Potential Effectiveness as a Teaching Tool
Often, research methods is a difficult topic for students to grasp, especially as they are used within specific disciplines. This tutorial is a wonderful one to help make the topic a little easier for students to understand. It is easy to use; the site is clearly laid out with prominent navigational links. An introduction is given examining the question "What is science all about anyway?" Learning objectives are explicitly stated. The major research methods are clearly described,
even correlation. (There is a wonderful correlation meter!) Practice and post-tests are useful teaching tools, because feedback for both correct and incorrect answers are given in the practice tests and final scores are given for the post-tests. The use of actual research studies (from the various disciplines) to illustrate each research method is a particularly effective teaching tool. Another nice feature (which may help students relate to the material) is that upon entry into the lab, one can type in a name for a personal welcome.
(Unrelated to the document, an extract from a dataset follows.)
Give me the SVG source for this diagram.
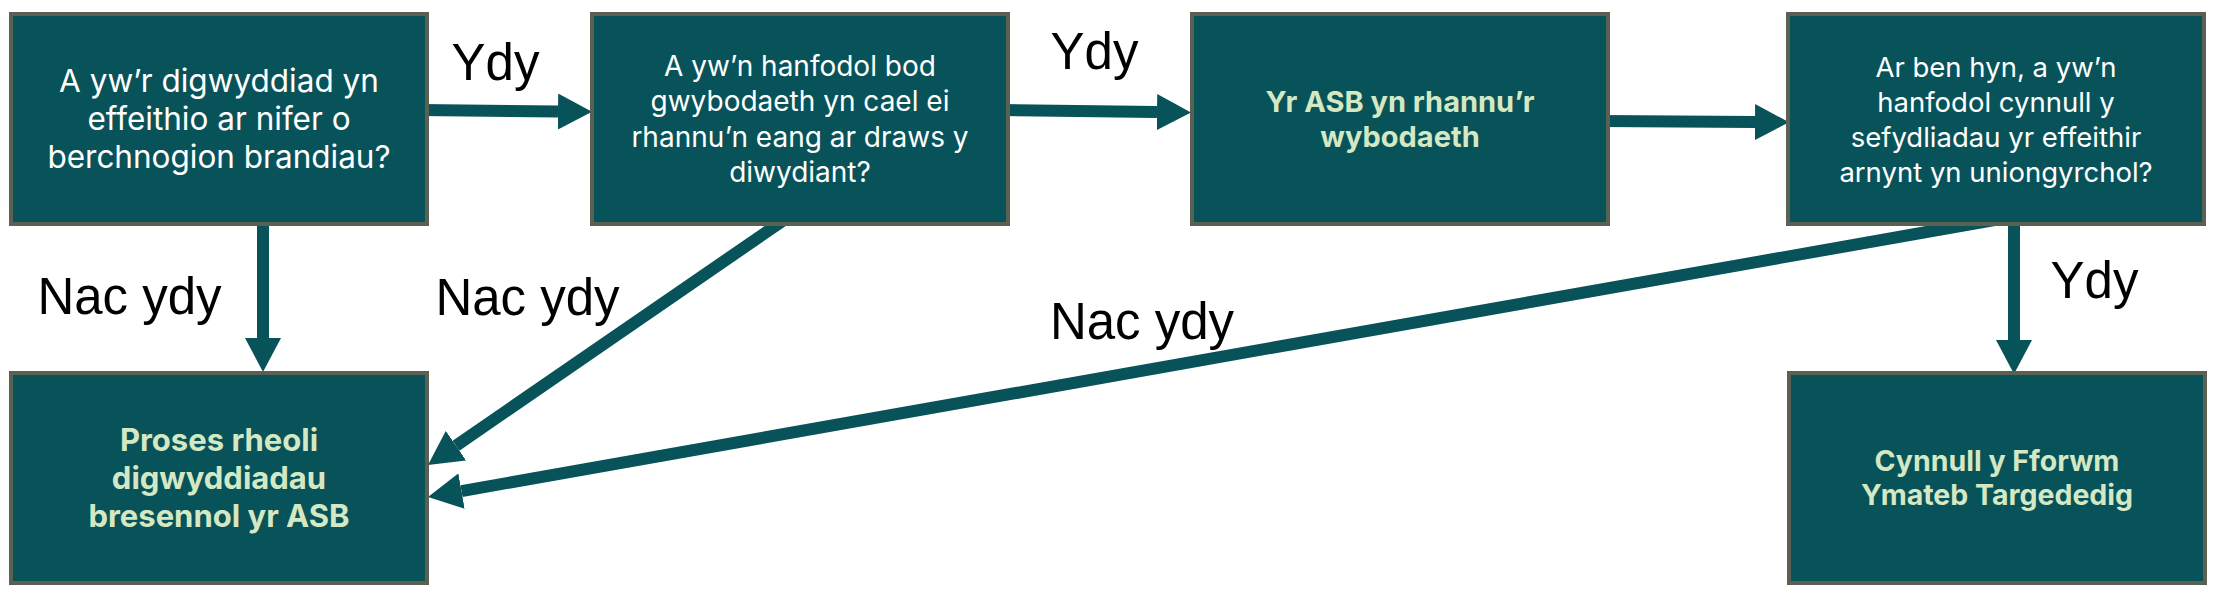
<svg xmlns="http://www.w3.org/2000/svg" width="2220" height="598" viewBox="0 0 2220 598">
  <style>
    .box { fill: #08535a; stroke: #5a6152; stroke-width: 4; }
    .q { font-family: Inter, "Liberation Sans", sans-serif; fill: #ffffff; text-anchor: middle; }
    .r { font-family: Inter, "Liberation Sans", sans-serif; font-weight: bold; fill: #d5e8c4; text-anchor: middle; }
    .lbl { font-family: "Liberation Sans", Arial, sans-serif; font-size: 51px; fill: #000000; text-anchor: middle; }
    .conn { stroke: #08535a; stroke-width: 12; fill: none; stroke-linecap: butt; }
  </style>
  <defs>
    <marker id="ah" markerUnits="userSpaceOnUse" markerWidth="36" markerHeight="36" refX="0" refY="18" orient="auto">
      <path d="M0,0 L34,18 L0,36 z" fill="#08535a"/>
    </marker>
  </defs>

  <g id="connectors">
    <line class="conn" x1="420" y1="110" x2="558" y2="111.5" marker-end="url(#ah)"/>
    <line class="conn" x1="1002" y1="110" x2="1157" y2="112" marker-end="url(#ah)"/>
    <line class="conn" x1="1600" y1="121" x2="1755" y2="122" marker-end="url(#ah)"/>
    <line class="conn" x1="263" y1="216" x2="263" y2="338" marker-end="url(#ah)"/>
    <line class="conn" x1="794.5" y1="212.7" x2="456" y2="445.7" marker-end="url(#ah)"/>
    <line class="conn" x1="2017" y1="216" x2="461.5" y2="491.1" marker-end="url(#ah)"/>
    <line class="conn" x1="2014" y1="216" x2="2014" y2="340" marker-end="url(#ah)"/>
  </g>

  <g id="node-q1">
    <rect class="box" x="11" y="14" width="416" height="210"/>
    <text class="q" font-size="31.5"><tspan x="219" y="92">A yw’r digwyddiad yn</tspan><tspan x="219" y="130">effeithio ar nifer o</tspan><tspan x="219" y="168">berchnogion brandiau?</tspan></text>
  </g>
  <g id="node-q2">
    <rect class="box" x="592" y="14" width="416" height="210"/>
    <text class="q" font-size="28"><tspan x="800" y="76">A yw’n hanfodol bod</tspan><tspan x="800" y="111">gwybodaeth yn cael ei</tspan><tspan x="800" y="147">rhannu’n eang ar draws y</tspan><tspan x="800" y="182">diwydiant?</tspan></text>
  </g>
  <g id="node-share">
    <rect class="box" x="1192" y="14" width="416" height="210"/>
    <text class="r" font-size="29"><tspan x="1400" y="112">Yr ASB yn rhannu’r</tspan><tspan x="1400" y="147">wybodaeth</tspan></text>
  </g>
  <g id="node-q3">
    <rect class="box" x="1788" y="14" width="416" height="210"/>
    <text class="q" font-size="27.5"><tspan x="1996" y="77">Ar ben hyn, a yw’n</tspan><tspan x="1996" y="112">hanfodol cynnull y</tspan><tspan x="1996" y="147">sefydliadau yr effeithir</tspan><tspan x="1996" y="182">arnynt yn uniongyrchol?</tspan></text>
  </g>
  <g id="node-process">
    <rect class="box" x="11" y="373" width="416" height="210"/>
    <text class="r" font-size="31"><tspan x="219" y="451">Proses rheoli</tspan><tspan x="219" y="489">digwyddiadau</tspan><tspan x="219" y="527">bresennol yr ASB</tspan></text>
  </g>
  <g id="node-forum">
    <rect class="box" x="1789" y="373" width="416" height="210"/>
    <text class="r" font-size="28.5"><tspan x="1997" y="471">Cynnull y Fforwm</tspan><tspan x="1997" y="505">Ymateb Targededig</tspan></text>
  </g>

  <g id="labels">
    <text class="lbl" x="495.5" y="80">Ydy</text>
    <text class="lbl" x="1094.5" y="69">Ydy</text>
    <text class="lbl" x="2094.5" y="298">Ydy</text>
    <text class="lbl" x="129.5" y="314">Nac ydy</text>
    <text class="lbl" x="527.5" y="315">Nac ydy</text>
    <text class="lbl" x="1142" y="339">Nac ydy</text>
  </g>
</svg>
If students are sent to this site as their sole exposure to research methods, it may not be sufficient for complete understanding for all students. As a supplement to other instruction, however, it is excellent (and for some students, may be all that they need). There are some flaws in the testing. In the identifying strengths practice quiz, for example, it is not possible to determine if one's answers are correct or not. The lack of direct feedback in the post-test is also a problem
Ease of Use for Both Students and Faculty
The tutorial is very easy to use and has a navigation button to click for help in understanding the program.
One concern is for students unfamiliar with Shockwave who will need to download the software in order to use the tutorial. However, the site makes this download easy by providing a link by which to obtain the multimedia player. The problems noted with the quizzes interfere with the ease of use of the site. In addition, the site is not accessible.
Other Issues and Comments:
Links are available to e-mail the creators of the website.